И вот мы видим, как прямые ученики Савиньи под влиянием изучения римского права стремятся сделать из него абсолютное законодательство [506] – явное противоречие, причину которого мы только что выяснили. Эти ученые и добросовестные историки должны были бы, кажется, проникнуться сознанием относительности всего, но они, в свою очередь, подобно своим противникам, сделались рабами абстрактного идеала. Только они находили этот идеал не в настоящем или будущем, как люди XVIII века, а в прошедшем – в этом, в сущности, вся разница.

Исторический метод при всей своей ценности способствовал, таким образом, созданию очень опасного исторического суеверия. Оно состоит не только в осуждении всякого вмешательства разума в человеческие дела, но и в оправдании множества злоупотреблений просто потому, что они существуют, что они давнего происхождения, что мы знаем их генезис и первопричины. Это – новая форма, в которой вновь появляется известная концепция XVII века: древность равносильна праву. Но люди XVII века видели в древности какого-либо учреждения указание на божественное предначертание; Савиньи же не берется угадывать намерения Божества. Отсюда возражение: работа времени как таковая ничуть не заслуживает обязательного уважения. Этот слабый пункт исторического метода рано был замечен и указан защитниками философии XVIII века [507].

Для избежания этого возражения было одно средство: снова ввести соображения о конечных целях, на этот раз в самую историю. Это и было одним из главных вкладов Гегеля в политическую философию своего времени.

IV

Видя, что Ганс, знаменитейший из учеников Гегеля в области философии права, ведет энергичную борьбу с представителями исторической школы, современники пришли к убеждению, что доктрина Гегеля была реакцией по отношению к взглядам Савиньи [508].

В настоящее время черты сходства поражают нас, во всяком случае, столько же, сколько и контрасты. Тем не менее остается справедливым, что у Гегеля к понятию об историческом развитии присоединяется понятие о правах разума – разума, имманентного вещам. Вот почему этот рационалист оказывается в политике врагом и порицателем индивидуализма; вот почему он, быть может, значительнее, чем кто-либо из мыслителей XIX века, содействовал усилению власти государства.

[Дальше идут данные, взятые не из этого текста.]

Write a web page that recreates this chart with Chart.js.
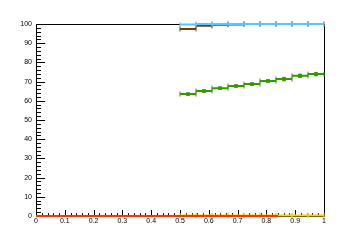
<!DOCTYPE html>
<html>
<head>
<meta charset="utf-8">
<script src="https://cdn.jsdelivr.net/npm/chart.js@4.4.1/dist/chart.umd.min.js"></script>
<style>
  html, body { margin: 0; padding: 0; background: #fff; }
  #wrap { width: 360px; height: 240px; }
</style>
</head>
<body>
<div id="wrap"><canvas id="effChart" width="360" height="240"></canvas></div>
<script>
// bin edges shared by the binned series (0.5 .. 1, 9 bins)
const binEdges = [0.5, 0.5556, 0.6111, 0.6667, 0.7222, 0.7778, 0.8333, 0.8889, 0.9444, 1.0];
const blueValues = [99.7, 100, 100, 100, 100, 100, 100, 100, 100];
const brownValues = [97.4, 99.1, 99.6, 99.8, 100, 100, 100, 100, 100];
const greenValues = [63.5, 65.1, 66.6, 67.7, 68.7, 70.3, 71.3, 73.0, 73.9];
const greenErrors = [0.5, 0.5, 0.5, 0.5, 0.5, 0.6, 0.9, 0.9, 0.9];
const yellowValues = [0.3, 0.3, 0.3, 0.3, 0.3, 0.3, 0.3, 0.3, 0.3];
const redEdges = [0, 0.84];
const redValues = [0];

const xTicks = [0, 0.1, 0.2, 0.3, 0.4, 0.5, 0.6, 0.7, 0.8, 0.9, 1];
const yTicks = [0, 10, 20, 30, 40, 50, 60, 70, 80, 90, 100];

// horizontal segment per bin, broken with a null point
function binSegments(edges, values) {
    const pts = [];
    values.forEach(function (v, i) {
        pts.push({x: edges[i], y: v}, {x: edges[i + 1], y: v}, {x: edges[i + 1], y: null});
    });
    return pts;
}

// vertical error bars at the bin centres
function yErrorSegments(edges, values, errs) {
    const pts = [];
    values.forEach(function (v, i) {
        const c = (edges[i] + edges[i + 1]) / 2;
        pts.push({x: c, y: v - errs[i]}, {x: c, y: v + errs[i]}, {x: c, y: null});
    });
    return pts;
}

function centres(edges, values) {
    return values.map(function (v, i) {
        return {x: (edges[i] + edges[i + 1]) / 2, y: v};
    });
}

function segSet(data, color, capRadius) {
    return {
        data: data,
        showLine: true,
        borderColor: color,
        backgroundColor: color,
        borderWidth: 2,
        pointStyle: 'line',
        rotation: 90,
        pointRadius: capRadius,
        pointBorderWidth: 1,
        pointBorderColor: color,
        spanGaps: false,
        clip: 6
    };
}

// ROOT-like frame with inward ticks
const rootFrame = {
    id: 'rootFrame',
    beforeDatasetsDraw(chart) {
        const ctx = chart.ctx;
        const a = chart.chartArea;
        const x = chart.scales.x;
        const y = chart.scales.y;
        ctx.save();
        ctx.strokeStyle = '#000';
        ctx.lineWidth = 1;
        const l = Math.round(a.left) + 0.5, r = Math.round(a.right) + 0.5;
        const t = Math.round(a.top) + 0.5, b = Math.round(a.bottom) + 0.5;
        ctx.beginPath();
        ctx.rect(l, t, r - l, b - t);
        for (let i = 0; i <= 50; i++) {
            const px = Math.round(x.getPixelForValue(i / 50)) + 0.5;
            const len = i % 5 === 0 ? 6.5 : 3.3;
            ctx.moveTo(px, b);
            ctx.lineTo(px, b - len);
        }
        for (let j = 0; j <= 50; j++) {
            const py = Math.round(y.getPixelForValue(j * 2)) + 0.5;
            const len = j % 5 === 0 ? 8.7 : 4.5;
            ctx.moveTo(l, py);
            ctx.lineTo(l + len, py);
        }
        ctx.stroke();
        ctx.restore();
    }
};

const ctx = document.getElementById('effChart').getContext('2d');
new Chart(ctx, {
    type: 'scatter',
    data: {
        datasets: [
            segSet(binSegments(binEdges, blueValues), '#58c6ff', 2.5),
            segSet(binSegments(binEdges, brownValues), '#7a3d00', 2.5),
            segSet(binSegments(binEdges, greenValues), '#339900', 2.5),
            Object.assign(segSet(yErrorSegments(binEdges, greenValues, greenErrors), '#339900', 1.5), {rotation: 0, borderWidth: 1.5}),
            {
                data: centres(binEdges, greenValues),
                pointStyle: 'rect',
                pointRadius: 2.6,
                backgroundColor: '#339900',
                borderColor: '#339900',
                pointBorderWidth: 0,
                clip: 6
            },
            segSet(binSegments(redEdges, redValues), '#ff3300', 0),
            segSet(binSegments(binEdges, yellowValues), '#ffcc00', 2.5)
        ]
    },
    options: {
        responsive: false,
        animation: false,
        layout: {padding: {top: 24, right: 36, left: 0, bottom: 0}},
        plugins: {
            legend: {display: false},
            tooltip: {enabled: false}
        },
        scales: {
            x: {
                type: 'linear',
                min: 0,
                max: 1,
                afterFit: function (s) { s.height = 24; },
                afterBuildTicks: function (s) { s.ticks = xTicks.map(function (v) { return {value: v}; }); },
                grid: {display: false, drawTicks: false},
                border: {display: false},
                ticks: {
                    autoSkip: false,
                    maxRotation: 0,
                    padding: 1,
                    color: '#000',
                    font: {family: 'Liberation Sans', size: 7},
                    callback: function (v) { return String(+v.toFixed(1)); }
                }
            },
            y: {
                min: 0,
                max: 100,
                afterFit: function (s) { s.width = 36; },
                afterBuildTicks: function (s) { s.ticks = yTicks.map(function (v) { return {value: v}; }); },
                grid: {display: false, drawTicks: false},
                border: {display: false},
                ticks: {
                    padding: 4,
                    color: '#000',
                    font: {family: 'Liberation Sans', size: 7},
                    callback: function (v) { return String(v); }
                }
            }
        }
    },
    plugins: [rootFrame]
});
</script>
</body>
</html>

Следует, однако, повторить только что сказанное нами по поводу Бентама. В философии Гегеля можно найти все: даже индивидуализм рядом с обожествлением государства. Но здесь мы должны считаться с развиваемой Гегелем доктриной, а не с выводами, вытекающими из его философии, и не с теми тенденциями, которым последняя благоприятствует. С этой точки зрения, Гегель является одним из вождей, если не творцом реакции против политических учений XVIII века [509].

Гегель хвалит Руссо за то, что тот признает «волю», лежащую в корне государства [510]; но упрекает его за то, что он подразумевает здесь индивидуальную волю. По мнению Гегеля, в государстве так же, как в искусстве и религии, проявляется абсолютная воля, объективный разум – Бог.